__Stated task__. Repeat only the lines below that run from the line with "Generate a Python" to the line with "yticks = [0, 10, 20, 30, 40, 50, 60]", ends included; skip every picture.

(Records with drawing code)
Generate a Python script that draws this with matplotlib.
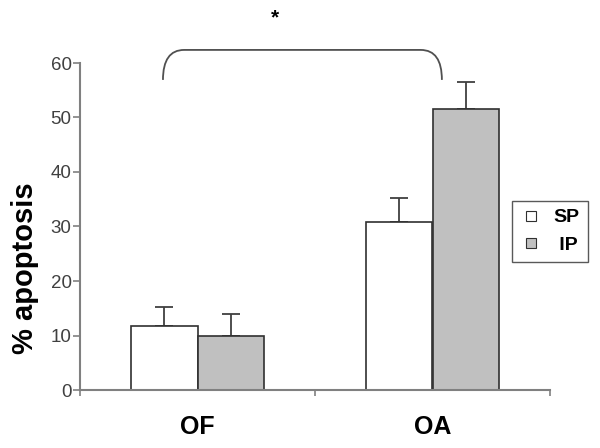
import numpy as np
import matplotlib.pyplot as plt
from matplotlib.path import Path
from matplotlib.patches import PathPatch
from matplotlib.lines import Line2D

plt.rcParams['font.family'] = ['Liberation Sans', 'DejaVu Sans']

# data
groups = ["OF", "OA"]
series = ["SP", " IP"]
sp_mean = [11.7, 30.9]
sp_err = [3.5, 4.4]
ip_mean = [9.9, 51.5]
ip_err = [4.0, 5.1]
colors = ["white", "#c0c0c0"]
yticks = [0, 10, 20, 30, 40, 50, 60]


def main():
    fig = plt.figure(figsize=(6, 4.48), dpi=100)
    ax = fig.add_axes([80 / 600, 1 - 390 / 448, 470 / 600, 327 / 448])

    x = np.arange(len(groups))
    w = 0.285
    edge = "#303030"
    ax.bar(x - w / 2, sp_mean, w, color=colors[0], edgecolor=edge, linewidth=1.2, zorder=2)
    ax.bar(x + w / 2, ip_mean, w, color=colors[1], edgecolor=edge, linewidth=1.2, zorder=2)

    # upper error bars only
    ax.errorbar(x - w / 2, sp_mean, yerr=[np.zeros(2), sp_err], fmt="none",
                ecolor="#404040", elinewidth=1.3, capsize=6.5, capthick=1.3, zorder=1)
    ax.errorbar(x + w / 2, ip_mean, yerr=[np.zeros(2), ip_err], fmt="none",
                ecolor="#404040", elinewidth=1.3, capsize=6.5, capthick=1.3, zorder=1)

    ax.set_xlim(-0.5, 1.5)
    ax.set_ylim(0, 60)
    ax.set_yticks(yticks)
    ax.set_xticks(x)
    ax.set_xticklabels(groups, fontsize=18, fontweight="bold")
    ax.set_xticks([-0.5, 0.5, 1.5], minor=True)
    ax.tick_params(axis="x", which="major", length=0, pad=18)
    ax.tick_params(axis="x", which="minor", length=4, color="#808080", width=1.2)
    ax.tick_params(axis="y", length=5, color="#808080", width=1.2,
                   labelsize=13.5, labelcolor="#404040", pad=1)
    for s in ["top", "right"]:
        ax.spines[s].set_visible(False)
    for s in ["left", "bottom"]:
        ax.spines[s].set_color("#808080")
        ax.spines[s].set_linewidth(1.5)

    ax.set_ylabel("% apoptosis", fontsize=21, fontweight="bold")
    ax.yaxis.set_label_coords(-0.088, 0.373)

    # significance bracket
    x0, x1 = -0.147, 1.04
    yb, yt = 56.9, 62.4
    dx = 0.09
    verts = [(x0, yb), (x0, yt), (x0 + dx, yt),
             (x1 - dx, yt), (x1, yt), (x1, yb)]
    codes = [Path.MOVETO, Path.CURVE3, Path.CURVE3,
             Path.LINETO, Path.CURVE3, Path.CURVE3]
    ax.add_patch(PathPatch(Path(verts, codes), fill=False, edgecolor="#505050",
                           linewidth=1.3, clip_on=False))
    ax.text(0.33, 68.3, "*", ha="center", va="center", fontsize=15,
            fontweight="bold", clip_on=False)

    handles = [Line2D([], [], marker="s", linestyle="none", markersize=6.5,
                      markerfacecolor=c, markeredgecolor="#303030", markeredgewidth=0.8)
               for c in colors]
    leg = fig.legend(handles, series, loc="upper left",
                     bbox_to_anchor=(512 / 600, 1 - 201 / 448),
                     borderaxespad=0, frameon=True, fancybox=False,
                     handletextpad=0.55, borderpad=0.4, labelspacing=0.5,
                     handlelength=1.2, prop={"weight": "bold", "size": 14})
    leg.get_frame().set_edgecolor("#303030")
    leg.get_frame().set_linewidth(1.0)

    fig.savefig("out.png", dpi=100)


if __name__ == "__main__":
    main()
* * *
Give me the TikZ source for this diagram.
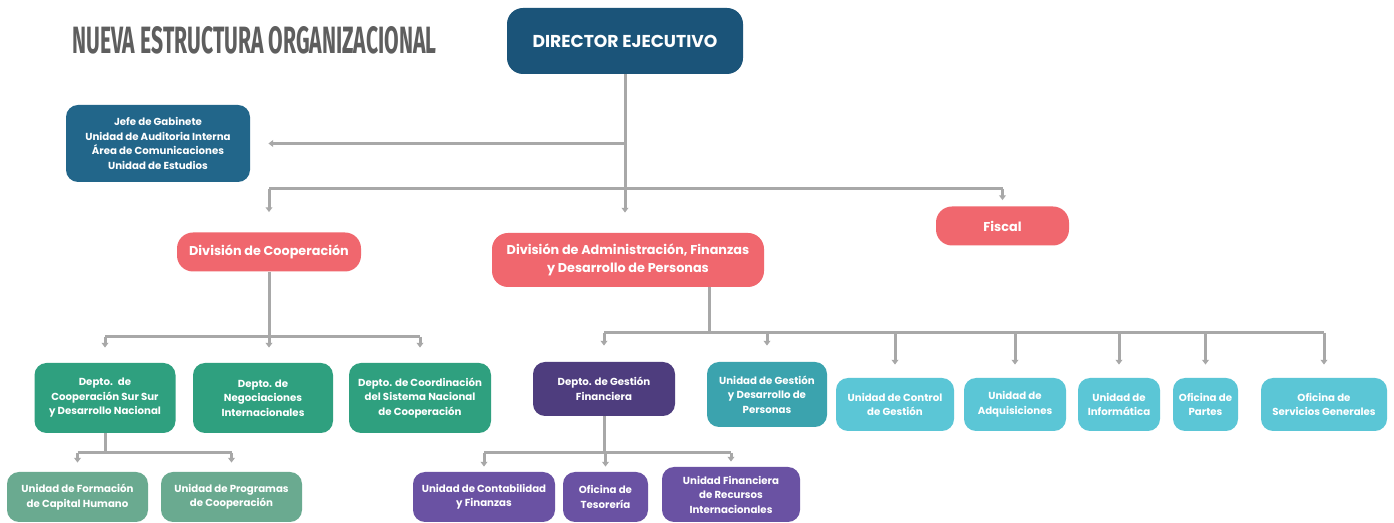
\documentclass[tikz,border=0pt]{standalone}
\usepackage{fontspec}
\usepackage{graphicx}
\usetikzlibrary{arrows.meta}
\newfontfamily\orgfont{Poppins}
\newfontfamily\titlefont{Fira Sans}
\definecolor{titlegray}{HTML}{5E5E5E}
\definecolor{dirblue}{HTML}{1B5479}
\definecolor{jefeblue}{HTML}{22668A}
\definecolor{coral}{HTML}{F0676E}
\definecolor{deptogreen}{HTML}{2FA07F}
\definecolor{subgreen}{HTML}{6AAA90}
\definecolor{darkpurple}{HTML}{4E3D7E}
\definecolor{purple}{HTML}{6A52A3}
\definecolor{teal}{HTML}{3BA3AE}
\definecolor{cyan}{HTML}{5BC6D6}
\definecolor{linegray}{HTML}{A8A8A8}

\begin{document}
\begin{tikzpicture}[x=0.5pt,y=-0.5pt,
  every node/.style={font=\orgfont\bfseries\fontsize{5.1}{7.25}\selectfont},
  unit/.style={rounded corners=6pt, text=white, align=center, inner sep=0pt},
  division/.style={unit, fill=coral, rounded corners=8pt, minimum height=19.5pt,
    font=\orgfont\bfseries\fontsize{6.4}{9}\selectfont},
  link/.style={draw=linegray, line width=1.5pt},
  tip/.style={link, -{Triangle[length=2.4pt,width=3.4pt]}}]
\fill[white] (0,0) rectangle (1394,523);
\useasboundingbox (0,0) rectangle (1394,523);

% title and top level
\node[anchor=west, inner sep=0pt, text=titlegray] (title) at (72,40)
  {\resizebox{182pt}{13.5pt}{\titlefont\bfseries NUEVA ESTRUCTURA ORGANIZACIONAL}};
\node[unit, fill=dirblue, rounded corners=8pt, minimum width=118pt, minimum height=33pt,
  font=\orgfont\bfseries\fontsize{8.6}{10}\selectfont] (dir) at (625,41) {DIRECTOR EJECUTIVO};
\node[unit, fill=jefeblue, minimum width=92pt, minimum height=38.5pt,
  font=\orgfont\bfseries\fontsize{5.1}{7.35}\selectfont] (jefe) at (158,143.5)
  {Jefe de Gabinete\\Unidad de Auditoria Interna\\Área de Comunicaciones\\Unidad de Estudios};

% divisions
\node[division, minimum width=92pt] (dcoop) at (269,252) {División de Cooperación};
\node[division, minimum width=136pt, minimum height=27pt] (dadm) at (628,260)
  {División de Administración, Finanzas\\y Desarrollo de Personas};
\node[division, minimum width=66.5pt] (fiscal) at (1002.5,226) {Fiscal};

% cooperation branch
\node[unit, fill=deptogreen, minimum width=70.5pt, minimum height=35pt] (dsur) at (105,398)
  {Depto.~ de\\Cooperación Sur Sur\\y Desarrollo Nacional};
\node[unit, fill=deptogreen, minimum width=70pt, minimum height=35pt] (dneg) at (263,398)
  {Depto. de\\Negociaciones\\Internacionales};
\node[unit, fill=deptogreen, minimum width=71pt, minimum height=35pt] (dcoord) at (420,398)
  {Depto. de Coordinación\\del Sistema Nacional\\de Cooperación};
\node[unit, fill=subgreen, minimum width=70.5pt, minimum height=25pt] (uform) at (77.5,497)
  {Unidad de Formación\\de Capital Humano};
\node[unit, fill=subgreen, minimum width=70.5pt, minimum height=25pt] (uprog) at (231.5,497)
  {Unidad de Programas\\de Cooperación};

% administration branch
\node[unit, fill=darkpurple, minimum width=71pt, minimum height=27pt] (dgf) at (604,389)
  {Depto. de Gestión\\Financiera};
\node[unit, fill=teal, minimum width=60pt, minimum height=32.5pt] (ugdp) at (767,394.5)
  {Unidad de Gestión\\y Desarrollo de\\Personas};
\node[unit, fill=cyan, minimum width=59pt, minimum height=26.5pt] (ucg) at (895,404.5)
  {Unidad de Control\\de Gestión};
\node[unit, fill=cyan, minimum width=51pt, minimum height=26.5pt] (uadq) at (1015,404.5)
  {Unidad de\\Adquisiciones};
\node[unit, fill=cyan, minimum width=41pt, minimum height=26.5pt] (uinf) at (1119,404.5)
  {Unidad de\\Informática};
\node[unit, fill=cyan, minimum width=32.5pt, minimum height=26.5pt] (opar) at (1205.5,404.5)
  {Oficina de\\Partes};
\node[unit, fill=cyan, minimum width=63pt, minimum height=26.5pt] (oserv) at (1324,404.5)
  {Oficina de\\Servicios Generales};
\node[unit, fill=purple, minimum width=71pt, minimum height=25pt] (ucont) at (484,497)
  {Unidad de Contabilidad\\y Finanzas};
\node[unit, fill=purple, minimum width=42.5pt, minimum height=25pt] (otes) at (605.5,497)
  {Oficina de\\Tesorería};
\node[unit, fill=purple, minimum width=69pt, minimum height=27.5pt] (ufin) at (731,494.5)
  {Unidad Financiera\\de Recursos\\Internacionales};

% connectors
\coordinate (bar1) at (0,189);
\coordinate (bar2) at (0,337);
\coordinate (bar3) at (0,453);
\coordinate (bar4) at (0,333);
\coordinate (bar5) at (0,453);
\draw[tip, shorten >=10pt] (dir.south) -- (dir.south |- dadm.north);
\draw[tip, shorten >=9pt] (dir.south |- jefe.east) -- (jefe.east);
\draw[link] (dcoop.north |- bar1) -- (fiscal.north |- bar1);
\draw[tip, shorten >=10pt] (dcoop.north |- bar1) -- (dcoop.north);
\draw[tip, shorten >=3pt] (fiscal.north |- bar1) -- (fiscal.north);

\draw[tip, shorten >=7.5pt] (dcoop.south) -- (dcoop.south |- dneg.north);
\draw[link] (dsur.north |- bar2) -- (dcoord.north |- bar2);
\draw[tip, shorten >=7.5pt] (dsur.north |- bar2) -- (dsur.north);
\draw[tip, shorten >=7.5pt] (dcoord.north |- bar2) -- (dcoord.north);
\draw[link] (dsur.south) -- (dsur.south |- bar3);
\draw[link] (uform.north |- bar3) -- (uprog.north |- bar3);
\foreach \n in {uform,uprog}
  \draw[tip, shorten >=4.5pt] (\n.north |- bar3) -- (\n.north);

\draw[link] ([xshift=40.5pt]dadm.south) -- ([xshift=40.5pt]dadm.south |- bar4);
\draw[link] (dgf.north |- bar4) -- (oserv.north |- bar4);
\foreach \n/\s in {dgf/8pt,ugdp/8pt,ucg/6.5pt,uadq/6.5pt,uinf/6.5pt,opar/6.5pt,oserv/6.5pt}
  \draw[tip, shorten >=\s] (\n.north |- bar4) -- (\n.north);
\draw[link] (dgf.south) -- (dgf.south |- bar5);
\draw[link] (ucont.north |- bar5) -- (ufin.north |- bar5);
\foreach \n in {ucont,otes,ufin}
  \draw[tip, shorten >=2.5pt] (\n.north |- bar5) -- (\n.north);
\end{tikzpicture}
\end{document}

__Task solution__.
Generate a Python script that draws this with matplotlib.
import numpy as np
import matplotlib.pyplot as plt
from matplotlib.path import Path
from matplotlib.patches import PathPatch
from matplotlib.lines import Line2D

plt.rcParams['font.family'] = ['Liberation Sans', 'DejaVu Sans']

# data
groups = ["OF", "OA"]
series = ["SP", " IP"]
sp_mean = [11.7, 30.9]
sp_err = [3.5, 4.4]
ip_mean = [9.9, 51.5]
ip_err = [4.0, 5.1]
colors = ["white", "#c0c0c0"]
yticks = [0, 10, 20, 30, 40, 50, 60]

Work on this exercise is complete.